Studio album by Rojo
- Released: March 3, 2009
- Genres: Contemporary Christian music, Christian rock, pop
- Length: 48:38
- Label: Reyvol Records
- Producer: Emmanuel Espinosa

Rojo chronology
| Con el Corazón en la Mano (2007) | Apasionado por Ti (2009) | Rojo 10 Años (2010) |

= Apasionado por Ti =

Apasionado por Ti is the fifth studio album by the Mexican Christian rock band Rojo.
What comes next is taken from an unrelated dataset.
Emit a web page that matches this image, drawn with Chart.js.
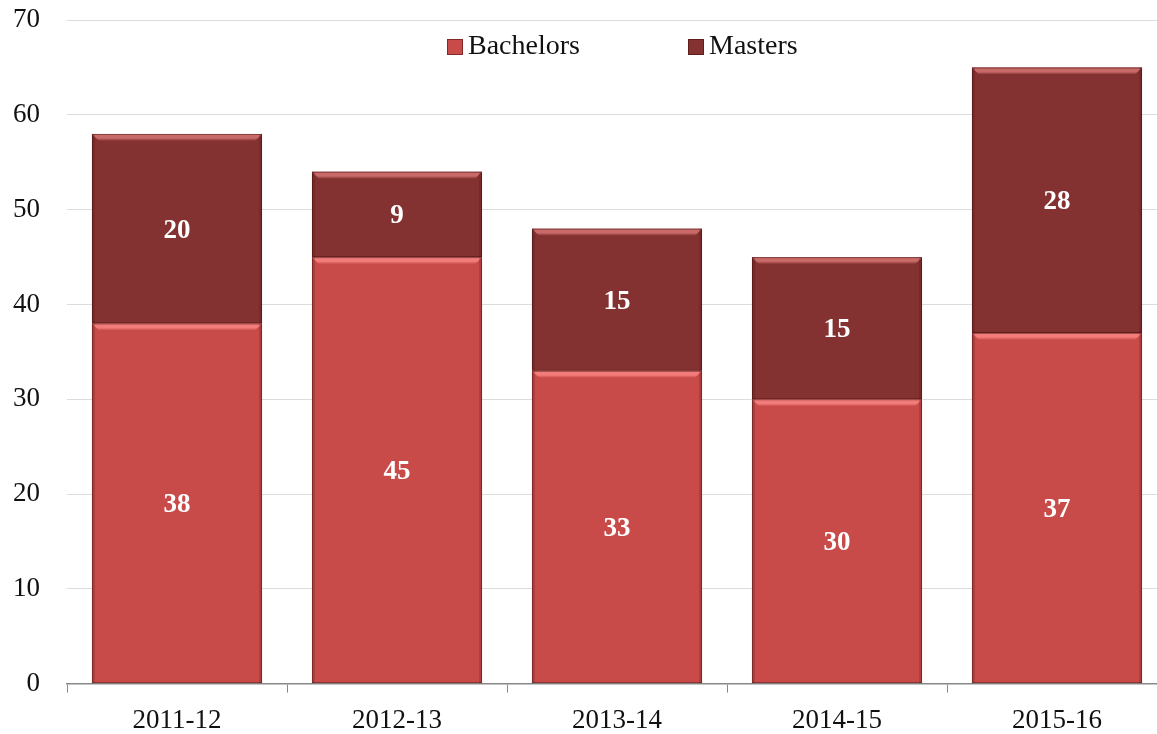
<!DOCTYPE html>
<html>
<head>
<meta charset="utf-8">
<script src="https://cdn.jsdelivr.net/npm/chart.js@4.4.0/dist/chart.umd.min.js"></script>
<style>
  html, body { margin: 0; padding: 0; background: #fff; overflow: hidden; }
  #wrap { width: 1170px; height: 772px; margin-top: -23px; }
</style>
</head>
<body>
<div id="wrap"><canvas id="chart"></canvas></div>
<script>
// chart values
const years = ['2011-12', '2012-13', '2013-14', '2014-15', '2015-16'];
const bachelors = [38, 45, 33, 30, 37];
const masters = [20, 9, 15, 15, 28];
const yTicks = [0, 10, 20, 30, 40, 50, 60, 70];

const FONT = '"Liberation Serif", "DejaVu Serif", serif';
const RED = '#C84B4A';
const DARK = '#843231';

// lighter top bevel + thin dark edge, to get the office-style look
const bevelPlugin = {
  id: 'bevel',
  afterDatasetsDraw(chart) {
    const ctx = chart.ctx;
    const tops = ['#F27C7A', '#C86A68'];
    chart.data.datasets.forEach((ds, i) => {
      chart.getDatasetMeta(i).data.forEach(bar => {
        const left = bar.x - bar.width / 2, right = bar.x + bar.width / 2;
        const top = Math.min(bar.y, bar.base), bottom = Math.max(bar.y, bar.base);
        const b = 7;
        ctx.save();
        const g = ctx.createLinearGradient(0, top, 0, top + b);
        g.addColorStop(0, tops[i]);
        g.addColorStop(0.6, tops[i]);
        g.addColorStop(1, ds.backgroundColor);
        ctx.fillStyle = g;
        ctx.beginPath();
        ctx.moveTo(left, top);
        ctx.lineTo(right, top);
        ctx.lineTo(right - b, top + b);
        ctx.lineTo(left + b, top + b);
        ctx.closePath();
        ctx.fill();
        // darker side edges
        ctx.fillStyle = 'rgba(60,10,10,0.18)';
        ctx.fillRect(left, top, 3, bottom - top);
        ctx.fillRect(right - 3, top, 3, bottom - top);
        ctx.strokeStyle = 'rgba(60,10,10,0.45)';
        ctx.lineWidth = 1;
        ctx.strokeRect(left + 0.5, top + 0.5, bar.width - 1, bottom - top - 1);
        ctx.restore();
      });
    });
  }
};

// white value labels inside each segment
const valueLabels = {
  id: 'valueLabels',
  afterDatasetsDraw(chart) {
    const ctx = chart.ctx;
    ctx.save();
    ctx.fillStyle = '#fff';
    ctx.font = 'bold 27px ' + FONT;
    ctx.textAlign = 'center';
    ctx.textBaseline = 'middle';
    chart.data.datasets.forEach((ds, i) => {
      chart.getDatasetMeta(i).data.forEach((bar, j) => {
        ctx.fillText(ds.data[j], bar.x, (bar.y + bar.base) / 2 + 2);
      });
    });
    ctx.restore();
  }
};

// legend drawn inside the plot area near the top
const innerLegend = {
  id: 'innerLegend',
  afterDraw(chart) {
    const ctx = chart.ctx;
    const xs = [447, 688];
    const y = 70;
    ctx.save();
    ctx.font = '28px ' + FONT;
    ctx.textBaseline = 'middle';
    chart.data.datasets.forEach((ds, i) => {
      ctx.fillStyle = ds.backgroundColor;
      ctx.fillRect(xs[i], y - 8, 16, 16);
      ctx.strokeStyle = 'rgba(60,10,10,0.5)';
      ctx.strokeRect(xs[i] + 0.5, y - 7.5, 15, 15);
      ctx.fillStyle = '#111';
      ctx.fillText(ds.label, xs[i] + 21, y);
    });
    ctx.restore();
  }
};

new Chart(document.getElementById('chart'), {
  type: 'bar',
  data: {
    labels: years,
    datasets: [
      { label: 'Bachelors', data: bachelors, backgroundColor: RED },
      { label: 'Masters', data: masters, backgroundColor: DARK }
    ]
  },
  options: {
    responsive: true,
    maintainAspectRatio: false,
    animation: false,
    layout: { padding: { top: 0, right: 3, left: 0, bottom: 0 } },
    datasets: { bar: { categoryPercentage: 1, barPercentage: 0.773 } },
    plugins: { legend: { display: false }, tooltip: { enabled: false } },
    scales: {
      x: {
        stacked: true,
        grid: { display: true, drawOnChartArea: false, offset: true, tickLength: 9, color: '#888' },
        border: { color: '#888', width: 1.5 },
        ticks: { color: '#111', font: { family: FONT, size: 27 }, padding: 12 }
      },
      y: {
        stacked: true,
        min: 0,
        max: 70,
        afterBuildTicks(axis) { axis.ticks = yTicks.map(v => ({ value: v })); },
        afterFit(axis) { axis.width = 67; },
        grid: { color: '#dcdcdc', drawTicks: false },
        border: { display: false },
        ticks: { color: '#111', font: { family: FONT, size: 27 }, padding: 27 }
      }
    }
  },
  plugins: [bevelPlugin, valueLabels, innerLegend]
});
</script>
</body>
</html>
The album was produced by the bass guitarist Emmanuel Espinosa and released on March 3, 2009.

==Track listing==
1. "Intro - He Decidido" – 0:55
2. "Siguiédote Los Pasos" – 3:00
3. "Tu Amor Hace Eco en Todo Mi Universo" – 3:52
4. "Alabad a Dios (Todo para un Rey)" – 4:52
5. "Tu Reinas" – 4:39
6. "Fuego de Dios" – 4:00
7. "Solo Quiero Estar Donde Tú Estás" – 4:14
8. "Te Necesito" – 2:38
9. "Te Amo Más Que a Mi Misma Vida" – 4:26
10. "Una Generación Apasionada" – 4:33
11. "Haré Oír Mi Voz" – 3:24
12. "Envíame" – 2:46
13. "Cuán Grande Es Él" – 5:12

==Awards==
In 2009, the album won the Arpa Award for Best Album of the Year. It was nominated for a Dove Award for Best Spanish Language Album of the Year at the 41st GMA Dove Awards.